El giro conservador es apenas coyuntural. Lo fundamental es que los gobiernos pierden legitimidad y la estabilidad se evapora a velocidades impensables años atrás. Crisis de legitimidad que se ven agravadas ante la persistencia de crisis económicas y el aumento de la ya gigantesca desigualdad.
En cada uno de estos escenarios los sectores populares son los más afectados. Sin embargo, estamos apenas ante la primera parte de la tormenta que, fuera de dudas, se profundizará en los próximos años. Quisiera comentar tres aspectos de esta tempestad que puede enterrar el capitalismo, pero que se cierne también como una terrible amenaza sobre los pueblos.
La primera es que estamos ante una tormenta sistémica, que no es coyuntural. No es una crisis que será superada con la introducción de algunos cambios para que todo vuelva a la normalidad. Por lo tanto, las soluciones serán sistémicas o todo seguirá igual. El modelo extractivo/cuarta guerra mundial ha erosionado a los estados nación, ha desorganizado las sociedades, evaporado las autoridades y dislocado todas las variables del sistema mundo, incluidos los partidos de izquierda y los sindicatos.
Esto quiere decir que ya no podremos apoyarnos en las viejas instituciones legadas por un sistema mundo también desarticulado, sino que debemos abocarnos a crear otras nuevas, capaces de sostenerse y navegar en este periodo de agudas tormentas. Como siempre sucede, las culturas políticas son muy resistentes a los cambios y se niegan a ser desplazadas por lo nuevo.
A su vez, lo nuevo es a menudo poco consistente o es considerado escasamente útil por las viejas culturas necróticas; pero este desencuentro es inevitable, forma parte de la tormenta en curso y no habrá de ceder por un buen tiempo. Por lo tanto, habrá que tener mucha paciencia para no responder con crispación a las provocaciones.
La segunda cuestión es una pregunta: ¿quién nos va a proteger ahora que los estados y las instituciones del sistema mundo son incapaces de hacerlo? Es una interrogante que se formuló hace dos décadas Immanuel Wallerstein y mucho se ha avanzado en esa dirección, aunque aún es insuficiente. La respuesta es: nosotros y nosotras, con nuestras propias fuerzas, siempre que estemos organizados. O sea, en colectivo.

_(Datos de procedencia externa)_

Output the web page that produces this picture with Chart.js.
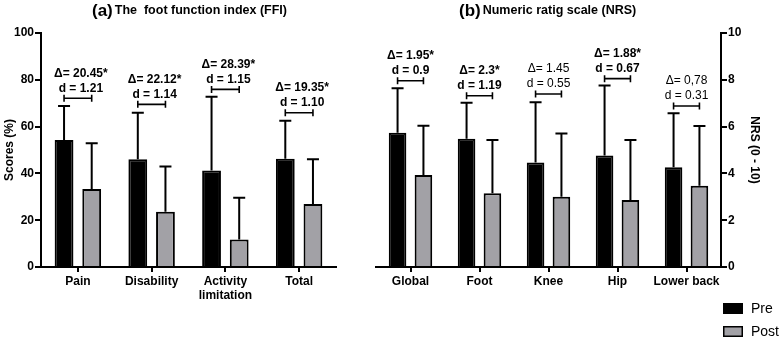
<!DOCTYPE html>
<html>
<head>
<meta charset="utf-8">
<title>FFI and NRS pre / post</title>
<script src="https://cdn.jsdelivr.net/npm/chart.js@4.4.0/dist/chart.umd.min.js"></script>
<style>
  body { margin: 0; background: #fff; }
  #wrap { position: relative; width: 780px; height: 337px; overflow: hidden; }
  #chartA { position: absolute; left: 0; top: 0; }
  #chartB { position: absolute; left: 360px; top: 0; }
</style>
</head>
<body>
<div id="wrap">
  <canvas id="chartA" width="360" height="337"></canvas>
  <canvas id="chartB" width="420" height="337"></canvas>
</div>

<script type="text/javascript">
// (a) foot function index
var ffiLabels = ['Pain', 'Disability', ['Activity', 'limitation'], 'Total'];
var ffiPre = [54.3, 46.0, 41.2, 46.3];
var ffiPreSD = [14.5, 19.9, 31.6, 16.2];
var ffiPost = [33.3, 23.6, 11.8, 26.9];
var ffiPostSD = [19.6, 19.3, 17.8, 19.1];
var ffiBracket = [72.1, 69.5, 75.9, 65.9];
var ffiDelta = ['\u0394= 20.45*', '\u0394= 22.12*', '\u0394= 28.39*', '\u0394= 19.35*'];
var ffiD = ['d = 1.21', 'd = 1.14', 'd = 1.15', 'd = 1.10'];
var ffiTicks = [0, 20, 40, 60, 80, 100];

// (b) numeric rating scale
var nrsLabels = ['Global', 'Foot', 'Knee', 'Hip', 'Lower back'];
var nrsPre = [5.74, 5.48, 4.47, 4.77, 4.26];
var nrsPreSD = [1.90, 1.54, 2.57, 2.99, 2.31];
var nrsPost = [3.93, 3.15, 3.00, 2.86, 3.47];
var nrsPostSD = [2.11, 2.28, 2.71, 2.57, 2.56];
var nrsBracket = [7.96, 7.32, 7.39, 8.05, 6.88];
var nrsDelta = ['\u0394= 1.95*', '\u0394= 2.3*', '\u0394= 1.45', '\u0394= 1.88*', '\u0394= 0,78'];
var nrsD = ['d = 0.9', 'd = 1.19', 'd = 0.55', 'd = 0.67', 'd = 0.31'];
var nrsTicks = [0, 2, 4, 6, 8, 10];

var seriesNames = ['Pre', 'Post'];
var preColor = '#000000';
var postColor = '#a2a1a6';
var FONT = "'Liberation Sans', Arial, Helvetica, sans-serif";

Chart.defaults.font.family = FONT;
Chart.defaults.color = '#000';

// error bars (upward only) + significance brackets
var annotPlugin = {
  id: 'annot',
  afterDatasetsDraw: function(chart, args, opts) {
    var ctx = chart.ctx;
    var ys = chart.scales.y;
    ctx.save();
    ctx.strokeStyle = '#000';
    ctx.lineWidth = 2;
    chart.data.datasets.forEach(function(ds, i) {
      var meta = chart.getDatasetMeta(i);
      meta.data.forEach(function(el, j) {
        var top = ys.getPixelForValue(ds.data[j] + opts.sd[i][j]);
        ctx.beginPath();
        ctx.moveTo(el.x, el.y);
        ctx.lineTo(el.x, top);
        ctx.moveTo(el.x - 6, top);
        ctx.lineTo(el.x + 6, top);
        ctx.stroke();
      });
    });

    var m0 = chart.getDatasetMeta(0), m1 = chart.getDatasetMeta(1);
    ctx.fillStyle = '#000';
    ctx.textAlign = 'center';
    ctx.textBaseline = 'middle';
    opts.bracket.forEach(function(b, j) {
      var x0 = m0.data[j].x, x1 = m1.data[j].x;
      var y = ys.getPixelForValue(b);
      ctx.lineWidth = 1.6;
      ctx.beginPath();
      ctx.moveTo(x0, y); ctx.lineTo(x1, y);
      ctx.moveTo(x0, y - 3.5); ctx.lineTo(x0, y + 3.5);
      ctx.moveTo(x1, y - 3.5); ctx.lineTo(x1, y + 3.5);
      ctx.stroke();
      var bold = opts.delta[j].indexOf('*') >= 0;
      ctx.font = (bold ? 'bold ' : '') + '12px ' + FONT;
      var cx = (x0 + x1) / 2 + opts.shift;
      ctx.fillText(opts.delta[j], cx, y - 25);
      ctx.fillText(opts.d[j], cx, y - 10);
    });

    // panel title
    ctx.textAlign = 'left';
    ctx.font = 'bold 17px ' + FONT;
    ctx.fillText(opts.tag, opts.titleX, 11);
    var w = ctx.measureText(opts.tag).width;
    ctx.font = 'bold 12.5px ' + FONT;
    ctx.fillText(opts.title, opts.titleX + w + 2, 11);
    ctx.restore();
  }
};

var legendPlugin = {
  id: 'boxLegend',
  afterDraw: function(chart, args, opts) {
    if (!opts.show) return;
    var ctx = chart.ctx;
    ctx.save();
    ctx.font = '14px ' + FONT;
    ctx.textBaseline = 'middle';
    ctx.textAlign = 'left';
    chart.data.datasets.forEach(function(ds, i) {
      var y = opts.y + i * 23;
      ctx.fillStyle = ds.backgroundColor;
      ctx.fillRect(opts.x, y, 20, 11);
      ctx.strokeStyle = '#000';
      ctx.lineWidth = 1.5;
      ctx.strokeRect(opts.x + 0.75, y + 0.75, 18.5, 9.5);
      ctx.fillStyle = '#000';
      ctx.fillText(ds.label, opts.x + 28, y + 6);
    });
    ctx.restore();
  }
};

function makeChart(id, labels, pre, post, preSD, postSD, max, ticks, side, yTitle, pad, yWidth, annot, legend) {
  var tickFont = { family: FONT, size: 12, weight: 'bold' };
  return new Chart(document.getElementById(id), {
    type: 'bar',
    data: {
      labels: labels,
      datasets: [
        { label: seriesNames[0], data: pre, backgroundColor: preColor, borderColor: '#000', borderWidth: 2 },
        { label: seriesNames[1], data: post, backgroundColor: postColor, borderColor: '#000', borderWidth: 2 }
      ]
    },
    options: {
      responsive: false,
      animation: false,
      devicePixelRatio: 1,
      layout: { padding: pad },
      datasets: { bar: { categoryPercentage: 0.75, barPercentage: 0.68 } },
      plugins: {
        legend: { display: false },
        tooltip: { enabled: false },
        annot: Object.assign({ sd: [preSD, postSD] }, annot),
        boxLegend: legend
      },
      scales: {
        x: {
          offset: true,
          grid: { offset: false, drawOnChartArea: false, color: '#000', lineWidth: 2, tickLength: 5 },
          border: { color: '#000', width: 2 },
          ticks: { font: tickFont, color: '#000', padding: 2, maxRotation: 0, autoSkip: false },
          afterFit: function(s) { s.height = 70; }
        },
        y: {
          position: side,
          min: 0, max: max,
          afterBuildTicks: function(s) { s.ticks = ticks.map(function(v) { return { value: v }; }); },
          grid: { drawOnChartArea: false, color: '#000', lineWidth: 2, tickLength: 6 },
          border: { color: '#000', width: 2 },
          ticks: { font: tickFont, color: '#000', padding: 1 },
          title: { display: true, text: yTitle, font: { family: FONT, size: 12, weight: 'bold' }, color: '#000', padding: 2 },
          afterFit: function(s) { s.width = yWidth; }
        }
      }
    },
    plugins: [annotPlugin, legendPlugin]
  });
}

makeChart('chartA', ffiLabels, ffiPre, ffiPost, ffiPreSD, ffiPostSD, 100, ffiTicks, 'left', 'Scores (%)',
  { top: 33, left: 0, right: 24, bottom: 0 }, 41,
  { bracket: ffiBracket, delta: ffiDelta, d: ffiD, shift: 3, tag: '(a)', title: 'The  foot function index (FFI)', titleX: 92 },
  { show: false });

makeChart('chartB', nrsLabels, nrsPre, nrsPost, nrsPreSD, nrsPostSD, 10, nrsTicks, 'right', 'NRS (0 - 10)',
  { top: 33, left: 16, right: 16, bottom: 0 }, 43,
  { bracket: nrsBracket, delta: nrsDelta, d: nrsD, shift: 0, tag: '(b)', title: 'Numeric ratig scale (NRS)', titleX: 99 },
  { show: true, x: 363, y: 303 });
</script>
</body>
</html>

En este sentido, deberíamos reflexionar sobre los derechos humanos. Ningún estado, ninguna institución, ningún gobierno va a defender la vida de los de abajo. O porque no quieren o porque no pueden. O por ambas cuestiones a la vez. En México, por ejemplo, los familiares y amigos de los 43 de Ayotzinapa saben que no se hará justicia. El razonamiento es bien sencillo. Si fue el Estado el responsable de las desapariciones, no puede ser ese mismo Estado el que haga justicia. Hacer justicia es superar las causas de la política de genocidio. O sea, poner fin a la cuarta guerra mundial/acumulación por despojo.

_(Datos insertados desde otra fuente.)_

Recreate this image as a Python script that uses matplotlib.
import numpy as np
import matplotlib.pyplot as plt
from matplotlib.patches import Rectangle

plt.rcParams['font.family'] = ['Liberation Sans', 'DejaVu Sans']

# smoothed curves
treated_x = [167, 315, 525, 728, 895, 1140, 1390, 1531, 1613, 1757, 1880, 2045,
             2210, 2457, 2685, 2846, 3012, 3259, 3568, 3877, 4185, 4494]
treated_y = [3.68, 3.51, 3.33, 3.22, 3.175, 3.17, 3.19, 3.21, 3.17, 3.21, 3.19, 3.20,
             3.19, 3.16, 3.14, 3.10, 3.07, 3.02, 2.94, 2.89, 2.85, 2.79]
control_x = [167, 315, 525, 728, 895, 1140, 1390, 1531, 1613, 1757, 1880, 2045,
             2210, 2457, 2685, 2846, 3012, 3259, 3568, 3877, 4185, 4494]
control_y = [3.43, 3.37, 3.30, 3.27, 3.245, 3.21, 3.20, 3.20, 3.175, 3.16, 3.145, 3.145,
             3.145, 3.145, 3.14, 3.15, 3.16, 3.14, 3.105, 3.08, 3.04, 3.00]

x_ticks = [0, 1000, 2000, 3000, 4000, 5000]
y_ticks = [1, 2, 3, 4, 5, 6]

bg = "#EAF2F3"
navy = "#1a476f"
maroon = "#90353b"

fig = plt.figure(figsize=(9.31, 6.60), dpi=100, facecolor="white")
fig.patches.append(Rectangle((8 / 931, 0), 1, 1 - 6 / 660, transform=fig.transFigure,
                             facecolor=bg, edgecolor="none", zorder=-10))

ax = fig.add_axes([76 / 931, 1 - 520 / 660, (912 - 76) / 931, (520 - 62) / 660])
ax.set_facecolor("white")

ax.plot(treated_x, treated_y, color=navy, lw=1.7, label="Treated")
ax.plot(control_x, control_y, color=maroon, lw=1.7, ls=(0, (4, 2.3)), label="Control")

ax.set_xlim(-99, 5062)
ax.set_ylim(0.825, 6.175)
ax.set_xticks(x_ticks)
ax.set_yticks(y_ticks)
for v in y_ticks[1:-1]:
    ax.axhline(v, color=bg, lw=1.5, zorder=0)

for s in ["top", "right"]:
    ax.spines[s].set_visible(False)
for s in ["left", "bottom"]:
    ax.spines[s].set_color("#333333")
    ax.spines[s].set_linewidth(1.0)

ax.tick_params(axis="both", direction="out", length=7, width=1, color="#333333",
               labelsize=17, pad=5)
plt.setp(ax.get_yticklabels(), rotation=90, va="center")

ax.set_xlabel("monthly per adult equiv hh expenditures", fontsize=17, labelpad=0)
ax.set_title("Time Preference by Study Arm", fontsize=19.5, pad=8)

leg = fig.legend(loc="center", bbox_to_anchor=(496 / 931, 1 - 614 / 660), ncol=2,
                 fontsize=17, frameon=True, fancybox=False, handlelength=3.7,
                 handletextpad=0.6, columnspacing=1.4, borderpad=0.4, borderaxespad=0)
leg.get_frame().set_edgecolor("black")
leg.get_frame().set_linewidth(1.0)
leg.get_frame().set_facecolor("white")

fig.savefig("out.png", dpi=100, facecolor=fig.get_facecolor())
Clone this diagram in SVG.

La tercera cuestión radica en el cómo. En los caminos que vamos a emprender para superar esta tormenta. Es, por tanto, una cuestión de largo aliento, estratégica o como se quiera denominar. Pero las estrategias no se inventan. Se trata de sistematizar lo que hacen los pueblos para sobrevivir.
Lo que vemos es un doble trabajo consistente en resistir y crear, en defenderse de los jinetes de la muerte y en recrear y reproducir la vida. No es algo novedoso, sino el sentido común de los pueblos a lo largo y ancho del mundo. Desde Rojava hasta Chiapas, pasando por donde se pueda imaginar, se resiste y se crea o, si se prefiere, se resiste creando con base en la organización colectiva.
La autonomía es, por lo tanto, un imperativo de las circunstancias, no una mera opción de tal o cual corriente ideológica. Si no somos autónomos, no podremos construir ni resistir. Hoy más que nunca, la vida es sinónimo de autonomía.